The present invention is generally directed to fuel cell components, and to solid oxide fuel cells in particular.
Fuel cells are electrochemical devices which can convert energy stored in fuels to electrical energy with high efficiencies. Electrolyzer cells are electrochemical devices which can use electrical energy to reduce a given material, such as water, to generate a fuel, such as hydrogen. The fuel and electrolyzer cells may comprise reversible cells which operate in both fuel cell and electrolysis mode.
In a high temperature fuel cell system, such as a solid oxide fuel cell (SOFC) system, an oxidizing flow is passed through the cathode side of the fuel cell while a fuel flow is passed through the anode side of the fuel cell. The oxidizing flow is typically air, while the fuel flow can be a hydrocarbon fuel, such as methane, natural gas, pentane, ethanol, or methanol. The fuel cell, operating at a typical temperature between 750° C. and 950° C., enables the transport of negatively charged oxygen ions from the cathode flow stream to the anode flow stream, where the ion combines with either free hydrogen or hydrogen in a hydrocarbon molecule to form water vapor and/or with carbon monoxide to form carbon dioxide. The excess electrons from the negatively charged ion are routed back to the cathode side of the fuel cell through an electrical circuit completed between anode and cathode, resulting in an electrical current flow through the circuit. A solid oxide reversible fuel cell (SORFC) system generates electrical energy and reactant product (i.e., oxidized fuel) from fuel and oxidizer in a fuel cell or discharge mode and generates the fuel and oxidant using electrical energy in an electrolysis or charge mode.

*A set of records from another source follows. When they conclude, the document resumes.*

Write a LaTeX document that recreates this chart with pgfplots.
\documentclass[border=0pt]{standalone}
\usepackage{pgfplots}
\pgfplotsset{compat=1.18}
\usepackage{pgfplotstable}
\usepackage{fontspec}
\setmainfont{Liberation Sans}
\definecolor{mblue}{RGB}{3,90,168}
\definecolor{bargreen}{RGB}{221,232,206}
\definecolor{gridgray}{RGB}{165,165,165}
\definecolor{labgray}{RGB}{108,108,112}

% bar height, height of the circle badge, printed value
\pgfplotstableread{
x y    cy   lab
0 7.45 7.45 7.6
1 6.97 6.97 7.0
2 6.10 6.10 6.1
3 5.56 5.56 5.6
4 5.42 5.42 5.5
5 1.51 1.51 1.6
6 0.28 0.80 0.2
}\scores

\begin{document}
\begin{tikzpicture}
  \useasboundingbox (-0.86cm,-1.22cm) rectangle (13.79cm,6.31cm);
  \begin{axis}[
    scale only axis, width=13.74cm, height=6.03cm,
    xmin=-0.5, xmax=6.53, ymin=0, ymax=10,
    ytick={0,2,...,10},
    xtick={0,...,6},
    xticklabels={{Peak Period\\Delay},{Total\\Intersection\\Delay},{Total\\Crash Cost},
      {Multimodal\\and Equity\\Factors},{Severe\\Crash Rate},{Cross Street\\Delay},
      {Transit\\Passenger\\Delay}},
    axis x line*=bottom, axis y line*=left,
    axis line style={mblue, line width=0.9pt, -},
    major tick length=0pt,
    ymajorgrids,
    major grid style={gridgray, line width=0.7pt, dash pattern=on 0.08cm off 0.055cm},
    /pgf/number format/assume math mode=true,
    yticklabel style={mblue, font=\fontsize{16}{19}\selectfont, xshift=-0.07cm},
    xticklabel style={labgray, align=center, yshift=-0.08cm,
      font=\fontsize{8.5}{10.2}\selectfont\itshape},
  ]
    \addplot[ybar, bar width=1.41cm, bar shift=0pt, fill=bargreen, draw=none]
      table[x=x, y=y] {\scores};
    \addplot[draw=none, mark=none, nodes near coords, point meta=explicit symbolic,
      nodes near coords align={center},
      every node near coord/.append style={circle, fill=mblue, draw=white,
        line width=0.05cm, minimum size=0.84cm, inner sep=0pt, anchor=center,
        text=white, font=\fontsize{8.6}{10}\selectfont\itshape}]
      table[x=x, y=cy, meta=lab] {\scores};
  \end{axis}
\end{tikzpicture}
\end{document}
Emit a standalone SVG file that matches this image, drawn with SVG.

Fuel cell stacks are frequently built from a multiplicity of cells in the form of planar elements, tubes, or other geometries. Fuel cell stacks, particularly those with planar geometry, often use seals between electrolyte and interconnect surfaces to contain fuel and air at various locations within the stack. As shown in FIG. 1, in fuel cell stacks that are internally manifolded for fuel (i.e., in which fuel is provided through fuel riser openings in SOFCs and interconnects in the stack) electrolyte crack formation has been observed at ring seals initiated by cell electrolyte corrosion. A ring seal is a seal that surrounds the fuel inlet and fuel outlet riser openings between the cathode (i.e., air) side of a given SOFC and an air side of an adjacent interconnect (also known as a gas separator plate). This corrosion in conjunction with stresses which occur during operation lead to cracks, cell cracking and catastrophic failure at elevated temperatures (e.g., after 2 hours at 900 C) as shown in FIG. 2.